ANY CLAIM, DISPUTE OR CONTROVERSY (WHETHER IN CONTRACT, TORT OR OTHERWISE, WHETHER PRE-EXISTING, PRESENT OR FUTURE, AND INCLUDING STATUTORY, CONSUMER PROTECTION, COMMON LAW, INTENTIONAL TORT, INJUNCTIVE AND EQUITABLE CLAIMS) BETWEEN YOU AND US ARISING FROM OR RELATING IN ANY WAY TO YOUR PURCHASE OF PRODUCTS OR SERVICES THROUGH THE SITE, WILL BE RESOLVED EXCLUSIVELY AND FINALLY BY BINDING ARBITRATION.

  • JAMS Arbitration. Any dispute, claim or controversy arising out of or relating to this Agreement or the other agreements and documents contemplated hereby or the breach, termination, enforcement, interpretation or validity thereof, including the determination of the scope or applicability of this agreement to arbitrate, shall be determined by arbitration in Los Angeles, California, before one (1) arbitrator who shall be a retired judge admitted to practice law in the State of California. The arbitration shall be administered by JAMS (or any like organization successor thereto) pursuant to its Streamlined Arbitration Rules and Procedures. The arbitrator shall follow any applicable federal law and California state law in rendering an award. Judgment on the award may be entered in any court having jurisdiction. This clause shall not preclude the Parties from seeking provisional remedies in aid of arbitration from a court of appropriate jurisdiction. The Parties further understand and agree that the arbitrators decision shall be final and binding to the fullest extent permitted by law and enforceable by any court having jurisdiction thereof.
  • You agree to an arbitration on an individual basis. In any dispute, YOU AGREE THAT YOU WILL NOT BE ENTITLED TO JOIN OR CONSOLIDATE CLAIMS BY OR AGAINST OTHER CUSTOMERS IN COURT OR IN ARBITRATION OR OTHERWISE PARTICIPATE IN ANY CLAIM AS A CLASS REPRESENTATIVE, CLASS MEMBER OR IN A PRIVATE ATTORNEY GENERAL CAPACITY. The arbitral tribunal may not consolidate more than one person’s claims, and may not otherwise preside over any form of a representative or class proceeding. The arbitral tribunal has no power to consider the enforceability of this class arbitration waiver and any challenge to the class arbitration waiver may only be raised in a court of competent jurisdiction.

If any provision of this arbitration agreement is found unenforceable, the unenforceable provision will be severed and the remaining arbitration terms will be enforced.
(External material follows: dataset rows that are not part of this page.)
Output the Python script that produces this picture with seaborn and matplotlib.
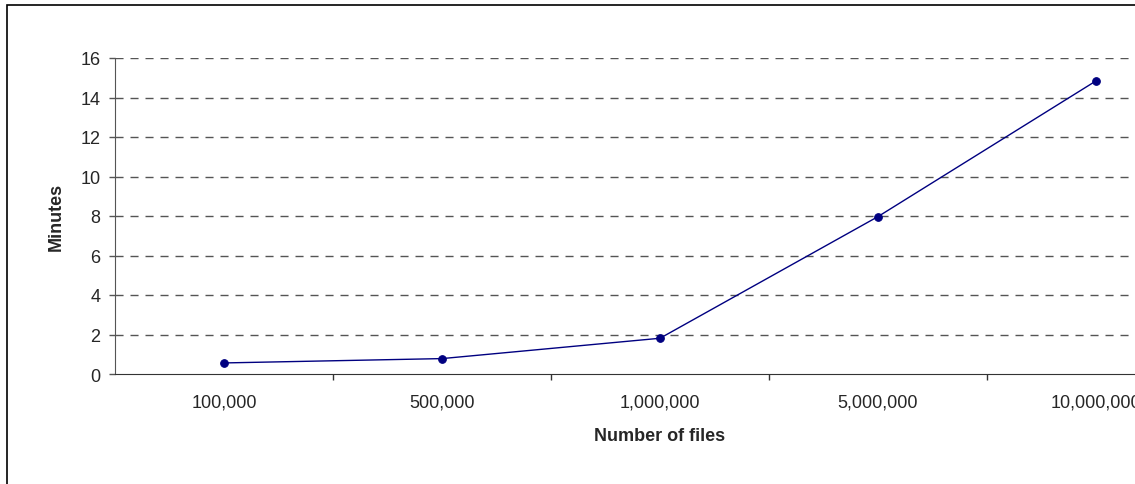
import pandas as pd
import matplotlib.pyplot as plt
import numpy as np
import seaborn as sns
from matplotlib.patches import Rectangle

# data
file_counts = ['100,000', '500,000', '1,000,000', '5,000,000', '10,000,000']
minutes = [0.56, 0.78, 1.81, 7.97, 14.84]

df = pd.DataFrame({'pos': np.arange(len(file_counts)), 'minutes': minutes})

sns.set_style('white')
plt.rcParams['font.family'] = ['Liberation Sans', 'DejaVu Sans']

fig = plt.figure(figsize=(11.35, 4.85), dpi=100)
ax = fig.add_axes([115/1135, 1-375/485, 1090/1135, 316/485])

# outer chart border (the original chart is cropped on the right/bottom)
fig.patches.append(Rectangle((7/1135, -0.1), 1.2, 1.1-6/485, transform=fig.transFigure,
                             fill=False, edgecolor='black', linewidth=1.2, clip_on=False))

for y in range(2, 17, 2):
    ax.axhline(y, color='#555555', linewidth=1, dashes=(5.8, 5), zorder=0)

sns.lineplot(data=df, x='pos', y='minutes', ax=ax, color='#000080', linewidth=1,
             marker='o', markersize=5.5, markeredgecolor='#000080')

ax.set_xlim(-0.5, len(file_counts) - 0.5)
ax.set_ylim(0, 16)
ax.set_yticks(range(0, 17, 2))

# ticks between categories, labels centred under the points
ax.set_xticks(np.arange(0.5, len(file_counts) - 0.5, 1))
ax.set_xticklabels([])
ax.set_xticks(np.arange(len(file_counts)), minor=True)
ax.set_xticklabels(file_counts, minor=True)
ax.tick_params(axis='x', which='major', direction='out', length=4, width=1, color='#333333', bottom=True)
ax.tick_params(axis='x', which='minor', length=0, pad=14, labelsize=13)
ax.tick_params(axis='y', direction='out', length=4.5, width=1, color='#555555', left=True, pad=6, labelsize=13)

for side in ['top', 'right']:
    ax.spines[side].set_visible(False)
ax.spines['left'].set_color('#555555')
ax.spines['bottom'].set_color('#333333')

ax.set_xlabel('Number of files', fontsize=13, fontweight='bold')
ax.set_ylabel('Minutes', fontsize=13, fontweight='bold')
ax.xaxis.set_label_coords(0.5, -0.168)
ax.yaxis.set_label_coords(-0.046, 0.5)

fig.savefig('out.png', dpi=100)
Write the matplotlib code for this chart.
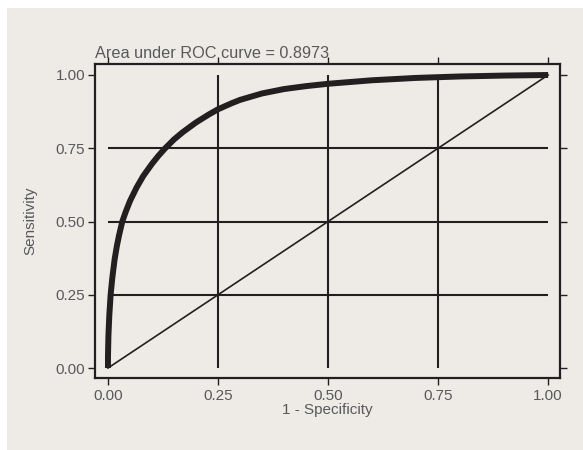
import matplotlib
matplotlib.use("Agg")
import matplotlib.pyplot as plt
from matplotlib.patches import Rectangle

# ROC curve (1 - specificity, sensitivity)
fpr = [0.0, 0.0, 0.001, 0.003, 0.006, 0.01, 0.015, 0.02, 0.025, 0.0325,
       0.04, 0.05, 0.065, 0.08, 0.1, 0.115, 0.13, 0.15, 0.17, 0.2, 0.23,
       0.25, 0.28, 0.3, 0.35, 0.4, 0.45, 0.5, 0.6, 0.7, 0.8, 0.9, 1.0]
tpr = [0.0, 0.04, 0.11, 0.18, 0.25, 0.31, 0.37, 0.415, 0.452, 0.5,
       0.532, 0.57, 0.616, 0.655, 0.697, 0.725, 0.75, 0.78, 0.805, 0.838, 0.866,
       0.883, 0.903, 0.915, 0.937, 0.952, 0.962, 0.97, 0.982, 0.99, 0.995, 0.998, 1.0]
chance = [0.0, 1.0]
ticks = [0.0, 0.25, 0.5, 0.75, 1.0]
tick_labels = ["0.00", "0.25", "0.50", "0.75", "1.00"]
grid_at = [0.25, 0.5, 0.75]
auc_text = "Area under ROC curve = 0.8973"

bg = "#eeebe7"
ink = "#231f20"
txt = "#58595b"
plt.rcParams["font.family"] = ["Liberation Sans", "DejaVu Sans"]

fig = plt.figure(figsize=(5.83, 4.5), dpi=100)
fig.patch.set_facecolor("white")
fig.patches.append(Rectangle((7 / 583, 0), 1, 1 - 8 / 450, transform=fig.transFigure,
                             facecolor=bg, edgecolor="none", zorder=-10))

ax = fig.add_axes([95 / 583, 1 - 378 / 450, 465 / 583, 314 / 450])
ax.set_facecolor(bg)

# grid lines only across the data range
ax.hlines(grid_at, 0, 1, color=ink, lw=1.5)
ax.vlines(grid_at, 0, 1, color=ink, lw=1.5)

ax.plot(chance, chance, color=ink, lw=1.2)
ax.plot(fpr, tpr, color=ink, lw=4.3, solid_capstyle="butt", solid_joinstyle="round")

ax.set_xlim(-0.0295, 1.027)
ax.set_ylim(-0.034, 1.0375)
ax.set_xticks(ticks)
ax.set_xticklabels(tick_labels)
ax.set_yticks(ticks)
ax.set_yticklabels(tick_labels)
ax.tick_params(axis="both", direction="out", length=5, width=1, color=ink,
               labelcolor=txt, labelsize=11, top=True, right=True)
ax.tick_params(axis="x", pad=3)
ax.tick_params(axis="y", pad=2)
for s in ax.spines.values():
    s.set_color(ink)
    s.set_linewidth(1.6)

ax.set_xlabel("1 - Specificity", color=txt, fontsize=11, labelpad=0)
ax.set_ylabel("Sensitivity", color=txt, fontsize=11, labelpad=13)
ax.text(0, 1.01, auc_text, transform=ax.transAxes, ha="left", va="bottom",
        color=txt, fontsize=11.7)

fig.savefig("out.png", dpi=100, facecolor=fig.get_facecolor())
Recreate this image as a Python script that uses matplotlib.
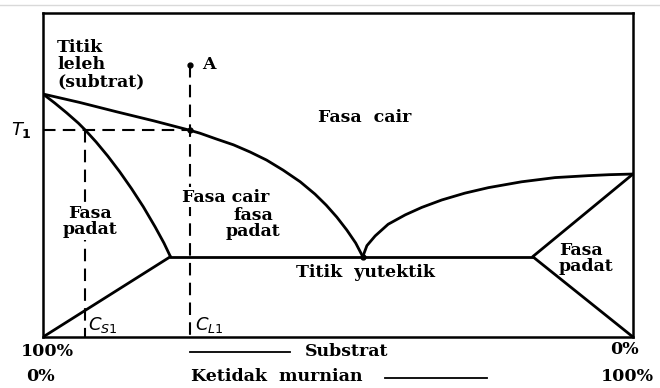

  1. Assignment. You will not assign any of your rights or delegate any of your obligations under these Terms without our prior written consent. Any purported assignment or delegation in violation of this Section 13 is null and void. No assignment or delegation relieves you of any of your obligations under these Terms.
  2. No Waivers. The failure by us to enforce any right or provision of these Terms will not constitute a waiver of future enforcement of that right or provision. The waiver of any right or provision will be effective only if in writing and signed by a duly authorized representative of Its a Wonderful World, Inc.
  3. No Third Party Beneficiaries. These Terms do not and are not intended to confer any rights or remedies upon any person other than you.
  4. Notices.
    • To You. We may provide any notice to you under these Terms by: (i) sending a message to the email address you provide or (ii) by posting to the Site. Notices sent by email will be effective when we send the email and notices we provide by posting will be effective upon posting. It is your responsibility to keep your email address current.
    • To Us. To give us notice under these Terms, you must contact us as follows: (i) by facsimile transmission to (818) 452-9897; or (ii) by personal delivery, overnight courier or registered or certified mail to General Counsel, Its a Wonderful World, Inc., 1110 Seward Street, Los Angeles, California. We may update the facsimile number or address for notices to us by posting a notice on the Site. Notices provided by personal delivery will be effective immediately. Notices provided by facsimile transmission or overnight courier will be effective one business day after they are sent. Notices provided by registered or certified mail will be effective three business days after they are sent.
  5. Severability. If any provision of these Terms is invalid, illegal, void or unenforceable, then that provision will be deemed severed from these Terms and will not affect the validity or enforceability of the remaining provisions of these Terms.
  6. Entire Agreement. Our order confirmation, these Terms, our Website Terms of Use and our Privacy Policy will be deemed the final and integrated agreement between you and us on the matters contained in these Terms.